Worst Best Practices: Regarding Default Deny Rules #GartnerSecurity

The Gartner Information Security conference is over so I have a chance now to catch up on some blogging. I’m planning to spread my posts out over a few days.
The last session was a tongue in cheek (or sometimes just truthful) look at the worst “best practices”. People have dumb ideas accepted as gospel. Times change and what was once an OK idea now just needs to go away. In addition to ideas, there are also technologies that aren’t as useful as they are billed.
First on the list of questionable security best practices is Default to Deny. Default deny is ingrained in security culture. The discussion leader said that is the problem. What was meant as a technical rule became a cultural mantra. It was a repeated refrain during the conference, “Infosec is known as Dr No”. We need to be aligned with the business first and foremost.
A ” default deny” Infosec is one that is innovation phobic. When Infosec says “no” business will circumvent and now you’re in a doubly worse situation. The activity is taking place, and its completely unmanaged. As an aside, my goal is to allow users to do it, but make it secure. In the case of IM, you get IM security and block IM that circumvents. You provide a VPN and block GoToMyPC.
The presenter argued that default enable supports innovation. You block known bad, you monitor the reset. And here’s the worst part of the argument in my opinion. You use a honeypot to look at what the bad guy is trying to do to your open port and you learn. (This is a horrible argument because you are potentially destroying your companies security for your personal edification. Also honeypots can still exist in other network locations. Default allow on the firewall is not necessary for that.
Ultimately, this presenters goal wasn’t Jericho. Removing default denys goal is expunging Dr No rather than removing the last rule on everyone’s firewall.
The discussion was interesting as well:
1. If you think you’re doing “default deny” you are wrong. The universal firewall traversal exploit (80/TCP) and the secure universal firewall traversal exploit (443/TCP) let through plenty. Beyond that users seem to work to circumvent default deny through other methods accidental and intentional.

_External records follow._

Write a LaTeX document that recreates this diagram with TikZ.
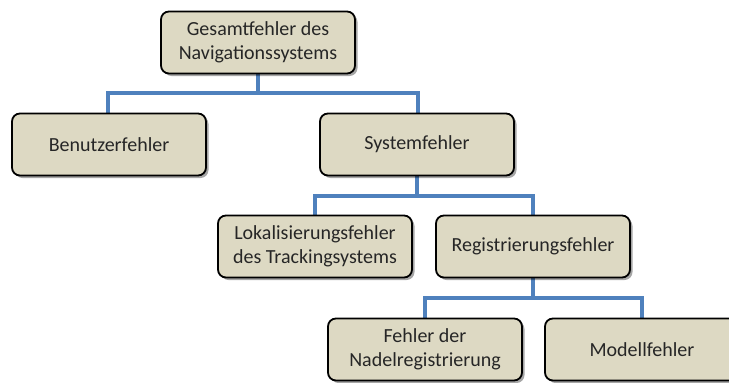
\documentclass[tikz,border=0pt]{standalone}
\usepackage{fontspec}
\setmainfont{Carlito}
\usetikzlibrary{shadows}
\definecolor{boxfill}{RGB}{221,217,195}
\definecolor{linkblue}{RGB}{79,129,189}
\tikzset{
  errbox/.style={draw=black, line width=1.8pt, fill=boxfill, rounded corners=8pt,
    minimum width=194pt, minimum height=62pt, align=center, inner sep=2pt,
    font=\fontsize{20}{23.5}\selectfont, text=black!85,
    drop shadow={shadow xshift=2.5pt, shadow yshift=-2.5pt, opacity=0.35, fill=black}},
  link/.style={draw=linkblue, line width=3.5pt}
}
\begin{document}
\begin{tikzpicture}[x=1pt,y=-1pt]
\useasboundingbox (0,0) rectangle (729,383);
% tree connectors
\coordinate (j1) at (258,93);
\coordinate (j2) at (417,196);
\coordinate (j3) at (533,298);
\draw[link] (258,73) -- (j1);
\draw[link] (108,113) |- (j1) -| (418,113);
\draw[link] (417,176) -- (j2);
\draw[link] (315,215) |- (j2) -| (533,215);
\draw[link] (533,278) -- (j3);
\draw[link] (425,318) |- (j3) -| (642,318);
% boxes
\node[errbox] (top) at (258,42.5) {Gesamtfehler des\\Navigationssystems};
\node[errbox] (ben) at (109,144.5) {Benutzerfehler};
\node[errbox] (sys) at (417,144.5) {Systemfehler};
\node[errbox] (lok) at (315,246.5) {Lokalisierungsfehler\\des Trackingsystems};
\node[errbox] (reg) at (533,246.5) {Registrierungsfehler};
\node[errbox] (nad) at (425,349.5) {Fehler der\\Nadelregistrierung};
\node[errbox] (mod) at (642,349.5) {Modellfehler};
\end{tikzpicture}
\end{document}
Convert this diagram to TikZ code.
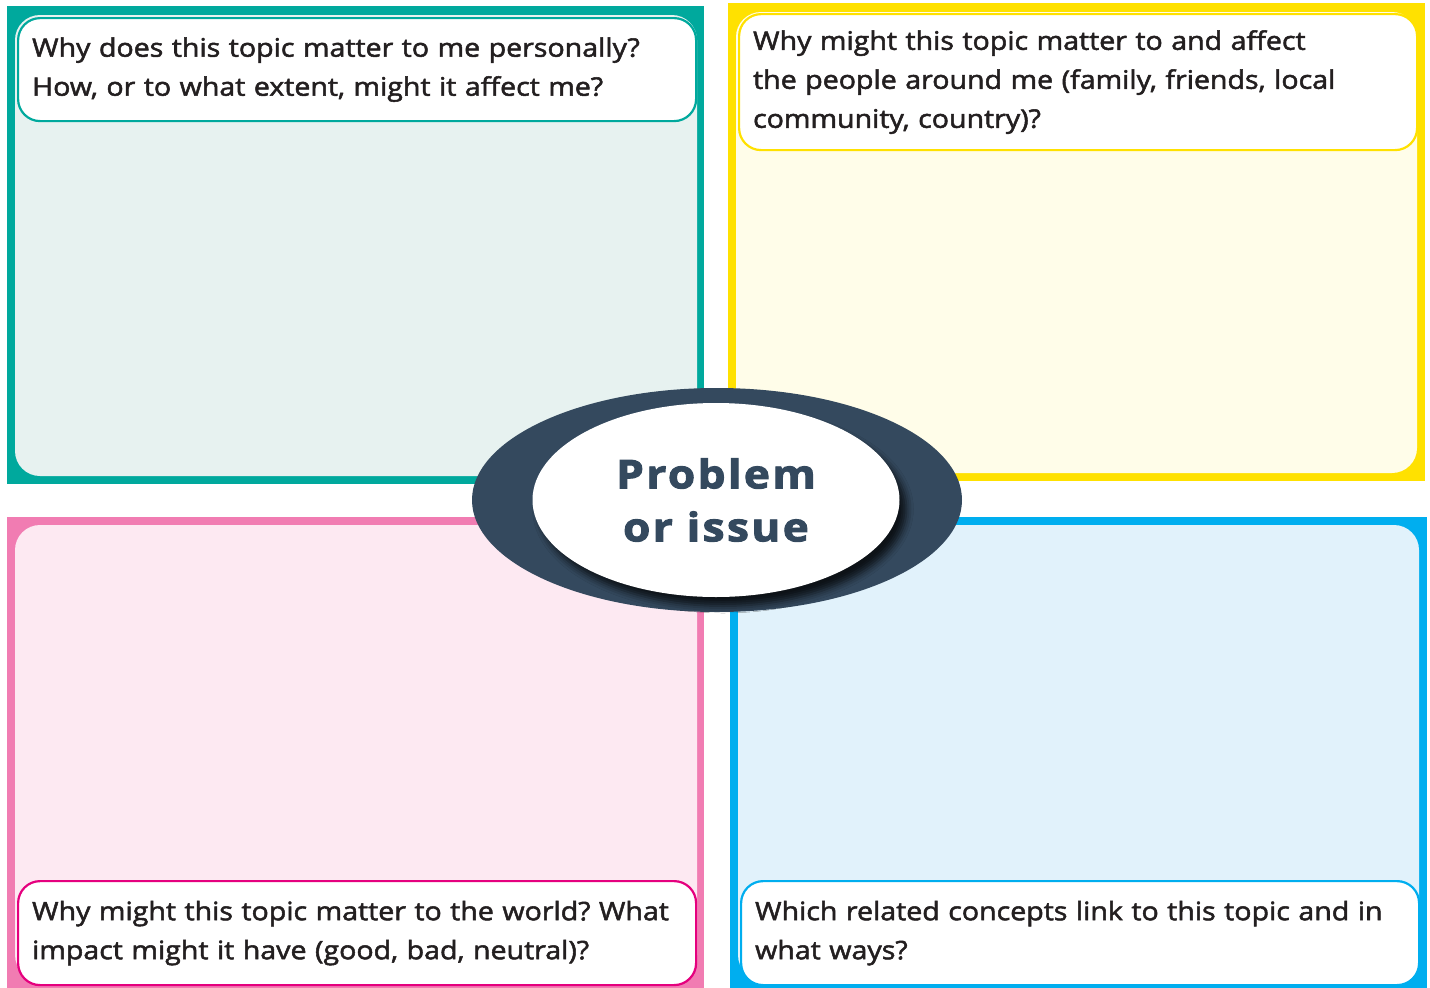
\documentclass[tikz,border=0pt]{standalone}
\usepackage{fontspec}
\setmainfont{Open Sans}[FakeBold=2, FakeStretch=1.12]
\newfontfamily\titlefont{Open Sans}[LetterSpace=6, FakeStretch=1.12, FakeBold=2.5]
\usetikzlibrary{shapes.geometric, shadows.blur}
\frenchspacing

\definecolor{tealframe}{HTML}{00A99D}
\definecolor{tealpanel}{HTML}{E7F2F0}
\definecolor{yellowframe}{HTML}{FFE100}
\definecolor{yellowpanel}{HTML}{FFFDE9}
\definecolor{pinkframe}{HTML}{F17CB2}
\definecolor{pinkline}{HTML}{E5007E}
\definecolor{pinkpanel}{HTML}{FDE9F2}
\definecolor{blueframe}{HTML}{00AEEF}
\definecolor{bluepanel}{HTML}{E1F2FB}
\definecolor{navy}{HTML}{34495E}
\definecolor{textgrey}{HTML}{231F20}

\tikzstyle{panel} = [rounded corners=25pt]
\tikzstyle{header} = [rectangle, rounded corners=22pt, fill=white, line width=2.2pt,
  anchor=north west, inner xsep=14pt, text width=650pt, align=left,
  text=textgrey, font=\fontsize{25.5}{39}\selectfont]

\begin{document}
\begin{tikzpicture}[x=1pt, y=-1pt]
    \useasboundingbox (0,0) rectangle (1430,988);
    \fill[white] (0,0) rectangle (1430,988);

      % Frames
      \fill[tealframe] (7,6) rectangle (704,484);
      \fill[tealpanel, panel] (15,15) rectangle (697,476);
      \fill[yellowframe] (728,3) rectangle (1425,481);
      \fill[yellowpanel, panel] (736,12) rectangle (1417,473);
      \fill[pinkframe] (7,517) rectangle (704,988);
      \fill[pinkpanel, panel] (15,525) rectangle (697,980);
      \fill[blueframe] (730,517) rectangle (1427,988);
      \fill[bluepanel, panel] (738,525) rectangle (1419,980);

      % Questions
      \node[header, draw=tealframe, minimum width=678pt, minimum height=103pt] (personal) at (17,17)
        {Why does this topic matter to me personally?\\How, or to what extent, might it affect me?};
      \node[header, draw=yellowframe, minimum width=677pt, minimum height=136pt] (people) at (738,13)
        {Why might this topic matter to and affect\\the people around me (family, friends, local\\community, country)?};
      \node[header, draw=pinkline, minimum width=678pt, minimum height=104pt] (world) at (17,880)
        {Why might this topic matter to the world? What\\impact might it have (good, bad, neutral)?};
      \node[header, draw=blueframe, minimum width=677pt, minimum height=104pt] (concepts) at (740,880)
        {Which related concepts link to this topic and in\\what ways?};

      % Centre
      \node[ellipse, fill=navy, minimum width=490pt, minimum height=224pt, inner sep=0pt] (outer) at (717,500) {};
      \node[ellipse, fill=white, minimum width=367pt, minimum height=194pt, inner sep=0pt,
        blur shadow={shadow xshift=7pt, shadow yshift=-9pt, shadow blur radius=7pt, shadow opacity=75},
        text=navy, align=center, font=\titlefont\bfseries\fontsize{39.5}{53}\selectfont] (topic) at (716,500)
        {Problem\\or issue};

  \end{tikzpicture}
\end{document}
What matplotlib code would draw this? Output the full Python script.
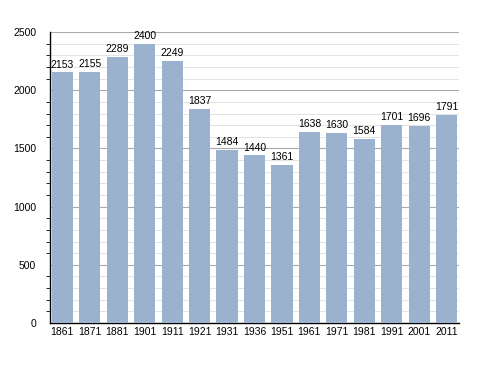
import matplotlib.pyplot as plt
from matplotlib.ticker import MultipleLocator

plt.rcParams['font.family'] = ['Liberation Sans', 'DejaVu Sans']

# Datos
years = ["1861", "1871", "1881", "1901", "1911", "1921", "1931", "1936",
         "1951", "1961", "1971", "1981", "1991", "2001", "2011"]
population = [2153, 2155, 2289, 2400, 2249, 1837, 1484, 1440,
              1361, 1638, 1630, 1584, 1701, 1696, 1791]

fig = plt.figure(figsize=(4.88, 3.73), dpi=100)
ax = fig.add_axes([0.1025, 0.134, 0.838, 0.78])

x = range(len(years))
ax.bar(x, population, width=0.77, color="#9bb2cf", zorder=3)

# Etiquetas de valores
for xi, v in zip(x, population):
    ax.text(xi, v + 25, str(v), ha="center", va="bottom", fontsize=7.5, zorder=4)

ax.set_xlim(-0.45, len(years) - 0.55)
ax.set_ylim(0, 2500)
ax.set_xticks(list(x))
ax.set_xticklabels(years, fontsize=7.5)
ax.yaxis.set_major_locator(MultipleLocator(500))
ax.yaxis.set_minor_locator(MultipleLocator(100))
ax.tick_params(axis="y", which="major", length=0, labelsize=7.5, pad=10)
ax.tick_params(axis="y", which="minor", length=3, width=0.6)
ax.tick_params(axis="x", length=0, pad=3)

ax.grid(axis="y", which="major", color="#aaaaaa", linewidth=0.8, zorder=0)
ax.grid(axis="y", which="minor", color="#dedede", linewidth=0.6, zorder=0)

for s in ["top", "right"]:
    ax.spines[s].set_visible(False)
ax.spines["left"].set_linewidth(1.0)
ax.spines["bottom"].set_linewidth(1.0)

plt.savefig("out.png", dpi=100)
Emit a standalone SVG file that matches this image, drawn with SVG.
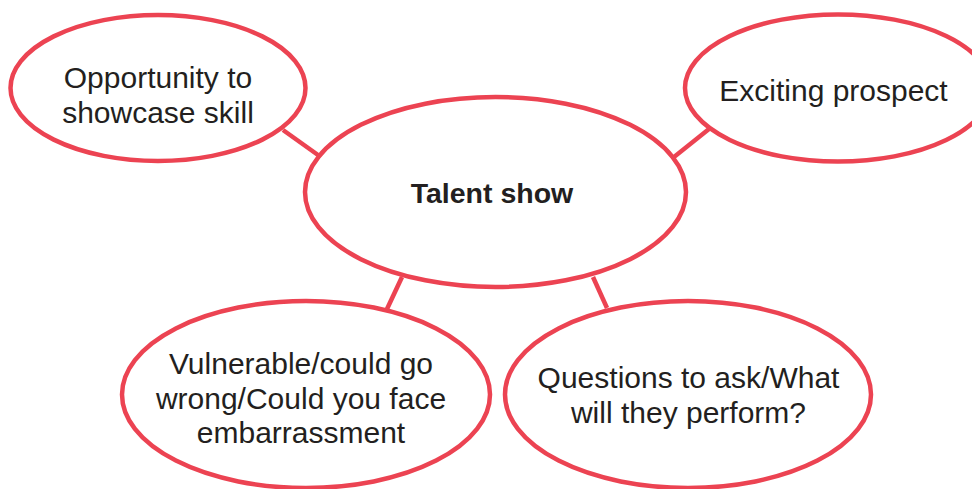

2. This talk of needing to align ourselves with business is wrong. We ‘re a part of business.
3. If we don’t assume badness and default deny, then we will be drilled by innovating bad guys who are always a step ahead.
4. Control is an illusion of your personal experience
5. How many companies have failed due to a Infosec breach? (I think this was an argument for default allow).
6. Sometimes you have to let them fail. I hear infosec people say this but what about due care? You can’t just wash your hands and wait for them to shipwreck. Make sure you have a get out of jail free card.
My thoughts:
I hate the concept that if I can’t prove something is insecure than it must be secure. You run into that all the time with patching or with any new service. To these people it is not enough to have a concept of how a service would be exploited, you have to demonstrate the exploit. It will be a challenge going into the future as services become more dynamic, technology more consumer oriented and access to data needed anywhere.